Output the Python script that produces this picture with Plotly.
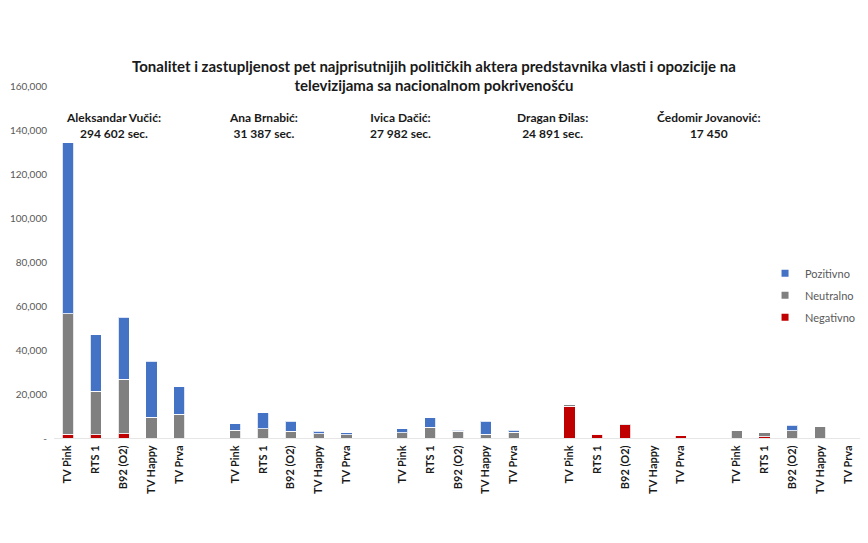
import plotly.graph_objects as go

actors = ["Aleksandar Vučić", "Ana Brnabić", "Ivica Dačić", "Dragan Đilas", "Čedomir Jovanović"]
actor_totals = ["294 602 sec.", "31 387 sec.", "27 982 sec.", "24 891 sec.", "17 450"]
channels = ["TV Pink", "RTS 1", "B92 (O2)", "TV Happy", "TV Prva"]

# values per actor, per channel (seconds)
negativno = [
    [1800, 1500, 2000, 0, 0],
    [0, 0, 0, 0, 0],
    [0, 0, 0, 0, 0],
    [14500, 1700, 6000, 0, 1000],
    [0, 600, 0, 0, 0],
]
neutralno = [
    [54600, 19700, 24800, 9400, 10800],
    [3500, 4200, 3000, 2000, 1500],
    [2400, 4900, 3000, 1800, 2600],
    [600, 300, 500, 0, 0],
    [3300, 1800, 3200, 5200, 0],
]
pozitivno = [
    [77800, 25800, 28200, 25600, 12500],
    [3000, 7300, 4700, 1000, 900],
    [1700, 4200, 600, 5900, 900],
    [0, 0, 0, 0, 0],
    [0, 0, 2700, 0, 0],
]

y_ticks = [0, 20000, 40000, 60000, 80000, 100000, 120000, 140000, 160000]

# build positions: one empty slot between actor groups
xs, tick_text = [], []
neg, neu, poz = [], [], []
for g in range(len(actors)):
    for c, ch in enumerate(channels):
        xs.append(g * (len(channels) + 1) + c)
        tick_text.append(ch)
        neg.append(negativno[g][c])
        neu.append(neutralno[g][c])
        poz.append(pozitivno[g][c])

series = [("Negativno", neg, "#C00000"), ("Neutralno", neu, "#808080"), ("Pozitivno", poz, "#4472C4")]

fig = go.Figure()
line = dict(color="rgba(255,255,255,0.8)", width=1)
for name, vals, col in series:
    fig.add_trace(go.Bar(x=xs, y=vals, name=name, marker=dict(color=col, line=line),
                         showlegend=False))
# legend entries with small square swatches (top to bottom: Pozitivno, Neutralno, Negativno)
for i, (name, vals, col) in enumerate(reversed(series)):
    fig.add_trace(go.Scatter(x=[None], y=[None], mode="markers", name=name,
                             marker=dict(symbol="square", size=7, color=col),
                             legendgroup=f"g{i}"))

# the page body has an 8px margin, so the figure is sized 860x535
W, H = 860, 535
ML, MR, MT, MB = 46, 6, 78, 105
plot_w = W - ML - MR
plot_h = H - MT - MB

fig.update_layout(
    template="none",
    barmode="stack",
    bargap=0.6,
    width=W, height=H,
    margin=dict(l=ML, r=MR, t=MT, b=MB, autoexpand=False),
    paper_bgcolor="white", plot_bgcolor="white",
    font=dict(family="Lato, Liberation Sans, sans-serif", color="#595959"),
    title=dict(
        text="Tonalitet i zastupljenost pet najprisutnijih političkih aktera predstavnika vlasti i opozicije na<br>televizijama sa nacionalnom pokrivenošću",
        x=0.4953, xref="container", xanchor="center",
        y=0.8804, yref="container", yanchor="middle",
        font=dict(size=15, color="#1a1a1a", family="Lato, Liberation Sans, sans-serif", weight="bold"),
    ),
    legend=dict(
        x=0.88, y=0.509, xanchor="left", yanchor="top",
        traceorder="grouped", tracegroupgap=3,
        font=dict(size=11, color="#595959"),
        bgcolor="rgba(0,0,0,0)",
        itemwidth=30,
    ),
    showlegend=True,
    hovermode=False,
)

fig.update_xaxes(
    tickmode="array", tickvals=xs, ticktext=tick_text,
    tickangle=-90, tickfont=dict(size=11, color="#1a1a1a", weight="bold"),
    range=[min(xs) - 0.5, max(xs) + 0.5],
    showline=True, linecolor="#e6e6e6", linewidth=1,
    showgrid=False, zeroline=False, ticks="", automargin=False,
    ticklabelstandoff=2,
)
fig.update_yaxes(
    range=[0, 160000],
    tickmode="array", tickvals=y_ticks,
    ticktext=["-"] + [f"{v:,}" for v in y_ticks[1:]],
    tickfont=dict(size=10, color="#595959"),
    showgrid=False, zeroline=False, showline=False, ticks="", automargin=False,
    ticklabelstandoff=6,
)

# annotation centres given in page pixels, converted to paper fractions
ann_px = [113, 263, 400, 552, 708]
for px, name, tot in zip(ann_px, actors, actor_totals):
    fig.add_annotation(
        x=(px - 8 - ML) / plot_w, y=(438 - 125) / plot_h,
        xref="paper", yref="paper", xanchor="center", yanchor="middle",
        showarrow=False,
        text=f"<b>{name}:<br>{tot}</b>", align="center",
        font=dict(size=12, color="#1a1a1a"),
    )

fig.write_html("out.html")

• • • •

What is needed is an exact reproduction of the data, pictures excluded.

Output the Python script that produces this picture with Plotly.
import plotly.graph_objects as go

actors = ["Aleksandar Vučić", "Ana Brnabić", "Ivica Dačić", "Dragan Đilas", "Čedomir Jovanović"]
actor_totals = ["294 602 sec.", "31 387 sec.", "27 982 sec.", "24 891 sec.", "17 450"]
channels = ["TV Pink", "RTS 1", "B92 (O2)", "TV Happy", "TV Prva"]

# values per actor, per channel (seconds)
negativno = [
    [1800, 1500, 2000, 0, 0],
    [0, 0, 0, 0, 0],
    [0, 0, 0, 0, 0],
    [14500, 1700, 6000, 0, 1000],
    [0, 600, 0, 0, 0],
]
neutralno = [
    [54600, 19700, 24800, 9400, 10800],
    [3500, 4200, 3000, 2000, 1500],
    [2400, 4900, 3000, 1800, 2600],
    [600, 300, 500, 0, 0],
    [3300, 1800, 3200, 5200, 0],
]
pozitivno = [
    [77800, 25800, 28200, 25600, 12500],
    [3000, 7300, 4700, 1000, 900],
    [1700, 4200, 600, 5900, 900],
    [0, 0, 0, 0, 0],
    [0, 0, 2700, 0, 0],
]

y_ticks = [0, 20000, 40000, 60000, 80000, 100000, 120000, 140000, 160000]

# build positions: one empty slot between actor groups
xs, tick_text = [], []
neg, neu, poz = [], [], []
for g in range(len(actors)):
    for c, ch in enumerate(channels):
        xs.append(g * (len(channels) + 1) + c)
        tick_text.append(ch)
        neg.append(negativno[g][c])
        neu.append(neutralno[g][c])
        poz.append(pozitivno[g][c])

series = [("Negativno", neg, "#C00000"), ("Neutralno", neu, "#808080"), ("Pozitivno", poz, "#4472C4")]

fig = go.Figure()
line = dict(color="rgba(255,255,255,0.8)", width=1)
for name, vals, col in series:
    fig.add_trace(go.Bar(x=xs, y=vals, name=name, marker=dict(color=col, line=line),
                         showlegend=False))
# legend entries with small square swatches (top to bottom: Pozitivno, Neutralno, Negativno)
for i, (name, vals, col) in enumerate(reversed(series)):
    fig.add_trace(go.Scatter(x=[None], y=[None], mode="markers", name=name,
                             marker=dict(symbol="square", size=7, color=col),
                             legendgroup=f"g{i}"))

# the page body has an 8px margin, so the figure is sized 860x535
W, H = 860, 535
ML, MR, MT, MB = 46, 6, 78, 105
plot_w = W - ML - MR
plot_h = H - MT - MB

fig.update_layout(
    template="none",
    barmode="stack",
    bargap=0.6,
    width=W, height=H,
    margin=dict(l=ML, r=MR, t=MT, b=MB, autoexpand=False),
    paper_bgcolor="white", plot_bgcolor="white",
    font=dict(family="Lato, Liberation Sans, sans-serif", color="#595959"),
    title=dict(
        text="Tonalitet i zastupljenost pet najprisutnijih političkih aktera predstavnika vlasti i opozicije na<br>televizijama sa nacionalnom pokrivenošću",
        x=0.4953, xref="container", xanchor="center",
        y=0.8804, yref="container", yanchor="middle",
        font=dict(size=15, color="#1a1a1a", family="Lato, Liberation Sans, sans-serif", weight="bold"),
    ),
    legend=dict(
        x=0.88, y=0.509, xanchor="left", yanchor="top",
        traceorder="grouped", tracegroupgap=3,
        font=dict(size=11, color="#595959"),
        bgcolor="rgba(0,0,0,0)",
        itemwidth=30,
    ),
    showlegend=True,
    hovermode=False,
)

fig.update_xaxes(
    tickmode="array", tickvals=xs, ticktext=tick_text,
    tickangle=-90, tickfont=dict(size=11, color="#1a1a1a", weight="bold"),
    range=[min(xs) - 0.5, max(xs) + 0.5],
    showline=True, linecolor="#e6e6e6", linewidth=1,
    showgrid=False, zeroline=False, ticks="", automargin=False,
    ticklabelstandoff=2,
)
fig.update_yaxes(
    range=[0, 160000],
    tickmode="array", tickvals=y_ticks,
    ticktext=["-"] + [f"{v:,}" for v in y_ticks[1:]],
    tickfont=dict(size=10, color="#595959"),
    showgrid=False, zeroline=False, showline=False, ticks="", automargin=False,
    ticklabelstandoff=6,
)

# annotation centres given in page pixels, converted to paper fractions
ann_px = [113, 263, 400, 552, 708]
for px, name, tot in zip(ann_px, actors, actor_totals):
    fig.add_annotation(
        x=(px - 8 - ML) / plot_w, y=(438 - 125) / plot_h,
        xref="paper", yref="paper", xanchor="center", yanchor="middle",
        showarrow=False,
        text=f"<b>{name}:<br>{tot}</b>", align="center",
        font=dict(size=12, color="#1a1a1a"),
    )

fig.write_html("out.html")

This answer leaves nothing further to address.